Mr. HITCHCOCK. That is not the question Senator Knox is putting to you. He put a hypothetical case, an impossible case, supposing that property worth $5,000,000 had been in some way sacrificed for $1,000,000.

Mr. PALMER. Yes.

Senator HITCHCOCK. And he asked you then, whether under international law the owner of that property did not have a claim that might be prosecuted against the United States?

Senator KNOX. Oh, no.

Senator HITCHCOCK. What was it?

Senator KNOX. I asked what his rights were. I did not allege what his rights were.

Senator HITCHCOCK. You asserted by inference that he had a right.

Senator KNOX. In response to Mr. Palmer's statement that the alien enemy had no rights I replied that under international law private property of the alien was always protected until after the

hostilities ceased, and then an accounting was made for it. That is a rule of international law and has been for a hundred years. What I want to get at, if you will permit me, is whether it would not have been entirely feasible to have inserted in this treaty a provision that the courts of justice of the United States should be open to the alien enemy after the war is over in order to challenge, not the title that passed to the Alien Property Custodian but the methods by which he disposed of it, if the claimant could make out a case of fraud or such gross negligence as to involve him in a serious loss, instead of passing him over to the ranks of the Revolutionary and Mexican War claims, with a technical claim against the United States, which he could only work out through Congress and the Committees on Claims. I asked the question whether it would not have been entirely feasible to open the courts of justice to him.

Mr. PALMER. The feasibility of such a system as that, with many other considerations, came up to me, and I decided it, and I am glad to explain the reasons why I decided against a clause of that sort. I should have thought and I do think that a clause of that kind would be contrary to the act of Congress under which we were acting.

Senator KNOX. We can change an act of Congress by a treaty. Mr. PALMER. We can change an act of Congress by a treaty, surely, but it did not seem to be necessary to do that, because of the United States desires to offer that opportunity to the former enemy, it can do so, and I think it would be very much more appropriate for relief of that character to come from Congress than from the treaty. At any rate, that was the view of the representatives of the United States.

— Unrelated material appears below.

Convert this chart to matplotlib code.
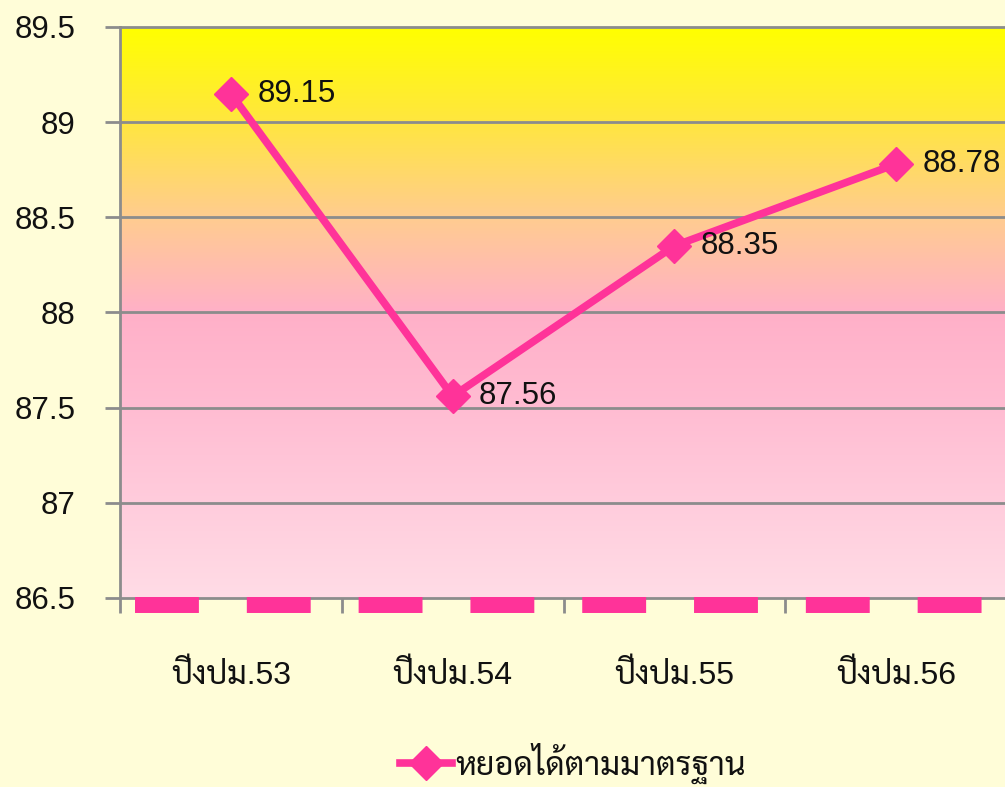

Senator SWANSON. I understand your negotiations have obtained the acquiescence of the German Government in Congress disposing of this alien enemy property as it sees proper?

Mr. PALMER. Yes.

Senator SWANSON. Is that the result of your negotiations?

Mr. PALMER. The treaty.

Senator SWANSON. I mean, is that the result of the treaty, that they will acquiesce in the disposition of alien property as Congress may see proper?

Mr. PALMER. Yes.

Senator POMERENE. Is not this the situation as to alien claims? I understand the rule to be with regard to alien property, in international law, as stated by Senator Knox; but those who were framing this treaty saw fit to insert in the treaty a provision ratifying the acts of the Custodian of Alien Property. Whatever his rights may have been under the general principle of international law, they are more. clearly defined by the treaty itself, so that it rests with Congress under this treaty and under the alien property act.

Mr. PALMER. That is correct.

Senator POMERENE. They can not only reimburse any alien but they can give him a premium if they should desire.

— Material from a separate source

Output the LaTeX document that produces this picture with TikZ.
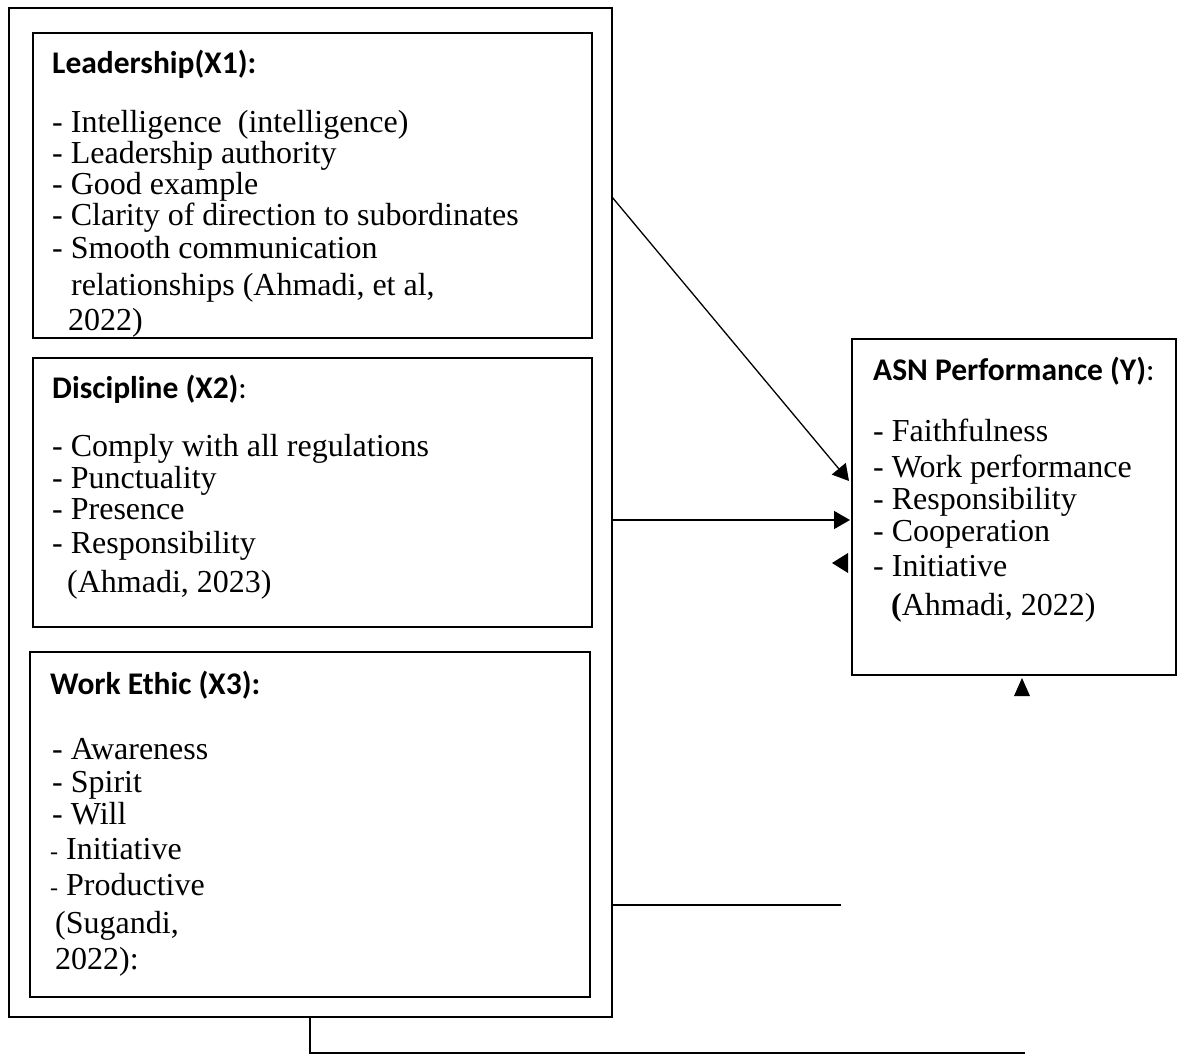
\documentclass[tikz,border=0pt]{standalone}
\usepackage{fontspec}
\setmainfont{Liberation Serif}
\newfontfamily\ttlfam{Carlito}
\usetikzlibrary{arrows.meta}
\begin{document}
\begin{tikzpicture}[x=1pt,y=-1pt,
  box/.style={draw=black,line width=1.6pt,anchor=north west,inner sep=0,outer sep=0},
  ttl/.style={anchor=base west,inner sep=0,font=\ttlfam\fontsize{31.5}{32}\selectfont},
  itm/.style={anchor=base west,inner sep=0,font=\fontsize{32}{32}\selectfont},
  conn/.style={line width=1.6pt},
  arr/.style={line width=1.6pt,-{Triangle[length=16pt,width=18pt]}}]
\useasboundingbox (0,0) rectangle (1179,1057);
% boxes
\node[box,minimum width=603pt,minimum height=1009pt] (outer) at (9,8) {};
\node[box,minimum width=559pt,minimum height=305pt] (b1) at (33,33) {};
\node[box,minimum width=559pt,minimum height=269pt] (b2) at (33,358) {};
\node[box,minimum width=560pt,minimum height=345pt] (b3) at (30,652) {};
\node[box,minimum width=324pt,minimum height=336pt] (asn) at (852,339) {};
% box 1
\node[ttl] (t1) at (52,74) {\bfseries Leadership(X1):};
\node[itm] (l11) at (52,132) {- Intelligence\ \ (intelligence)};
\node[itm] (l12) at (52,163) {- Leadership authority};
\node[itm] (l13) at (52,194) {- Good example};
\node[itm] (l14) at (52,225) {- Clarity of direction to subordinates};
\node[itm] (l15) at (52,258) {- Smooth communication};
\node[itm] (l16) at (71,295) {relationships (Ahmadi, et al,};
\node[itm] (l17) at (68,330) {2022)};
% box 2
\node[ttl] (t2) at (52,398) {\bfseries Discipline (X2)\mdseries:};
\node[itm] (l21) at (52,456) {- Comply with all regulations};
\node[itm] (l22) at (52,488) {- Punctuality};
\node[itm] (l23) at (52,519) {- Presence};
\node[itm] (l24) at (52,553) {- Responsibility};
\node[itm] (l25) at (67,592) {(Ahmadi, 2023)};
% box 3
\node[ttl] (t3) at (50,694) {\bfseries Work Ethic (X3):};
\node[itm] (l31) at (52,759) {- Awareness};
\node[itm] (l32) at (52,792) {- Spirit};
\node[itm] (l33) at (52,824) {- Will};
\node[itm] (l34) at (50,859) {{\fontsize{24}{24}\selectfont -} Initiative};
\node[itm] (l35) at (50,895) {{\fontsize{24}{24}\selectfont -} Productive};
\node[itm] (l36) at (55,933) {(Sugandi,};
\node[itm] (l37) at (55,969) {2022):};
% ASN box
\node[ttl] (t4) at (873,380) {\bfseries ASN Performance (Y)\mdseries:};
\node[itm] (l41) at (873,441) {- Faithfulness};
\node[itm] (l42) at (873,477) {- Work performance};
\node[itm] (l43) at (873,509) {- Responsibility};
\node[itm] (l44) at (873,541) {- Cooperation};
\node[itm] (l45) at (873,576) {- Initiative};
\node[itm] (l46) at (891,615) {\textbf{(}Ahmadi, 2022)};
% connector points
\coordinate (a1s) at (612,197);
\coordinate (a1e) at (849,481);
\coordinate (a2s) at (612,520);
\coordinate (a2e) at (850,520);
\coordinate (a3s) at (612,905);
\coordinate (a3e) at (841,905);
\coordinate (a4s) at (310,1017);
\coordinate (a4m) at (310,1053);
\coordinate (a4e) at (1025,1053);
\draw[arr,line width=1.3pt] (a1s) -- (a1e);
\draw[arr] (a2s) -- (a2e);
\draw[conn,line width=2.4pt] (a3s) -- (a3e);
\draw[conn,line width=2.8pt] (a4s) -- (a4m) -- (a4e);
% loose arrowheads
\fill (832,563) -- (848,553) -- (848,573) -- cycle;
\fill (1022,678) -- (1014,696) -- (1030,696) -- cycle;
\end{tikzpicture}
\end{document}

Mr. PALMER. They can give him any process by the courts.
Senator POMERENE. Or create courts for him?

Mr. PALMER. There is one thing that we ought

Senator WILLIAMS. Before you go further, I want to ask you this, in order to get it clear in my mind: I understand that this in no wise binds our people to what all of the other nationals of the allied and

associated powers are bound by, to wit, this clearing-house system,
but that our nationals are left free with German nationals to make
any private settlement that they wish of their mutual claims.
Mr. PALMER. Yes, sir.

Senator WILLIAMS. For example, if a man had been buying cotton from Hamburg, Germany, and had been shipping it, and the ship was on the high seas at the time we declared a state of war existing between us and Germany, if those people did not want to wait for Congress to settle it, if, say, the British Government had taken it and sold it at Liverpool prices and paid the American shipper, these people being old customers, they could settle the whole transaction according to the ethics of it as they saw fit?

Mr. PALMER. Yes; exactly.

Senator WILLIAMS. Moreover, if they chose, they could have a trial case set to determine the amount, if there was a dispute about that. There is nothing in the treaty to prevent that?

Mr. PALMER. No.

Senator FALL. Mr. Palmer, may I ask a question or two? Is there anything in the treaty which gives any additional rights along the line of guaranties of any right such as Senator Williams has just asked about? They would have these rights without any treaty whatsoever, would they not? Is there anything in the treaty giving them those rights?

Mr. PALMER. Their rights are unaffected, but they have an additional recourse to a new tribunal instead of going to the German courts, and the United States Government has the additional new power to look out for their interests under the provisions in the treaty.

Senator FALL. That new tribunal, however, gives them no new security-in other words, does not enable them to collect the debt. The tribunal fixes the amount in dispute.

Mr. PALMER. Security is given to the United States Government.
Senator FALL. Where?

Mr. PALMER. In those provisions that were just read under the operation of article 297, clause (h).

Senator HITCHCOCK. There is not any "h."

Senator POMERENE. Page 371.

Mr. PALMER. Clause (h), page 371, second paragraph, bottom of the page.

Senator FALL. Clause (h), to which you have just referred, says: The net proceeds of sales of enemy property, rights, or interests wherever situated carried out either by virtue of war legislation, or by application of this article, and in general all cash assets of enemies, shall be dealt with as follows:

(1) As regards powers adopting Section III and the annex thereto

We do not adopt that?

Mr. PALMER. No.

Senator FALL (continuing reading):

The said proceeds and cash assets shall be credited to the power

Not adopting Section III. That will be ourselves?

Mr. PALMER. Yes, sir.

Senator FALL (continuing reading):

Any credit balance in favor of Germany resulting therefrom shall be dealt with a provided in article 243.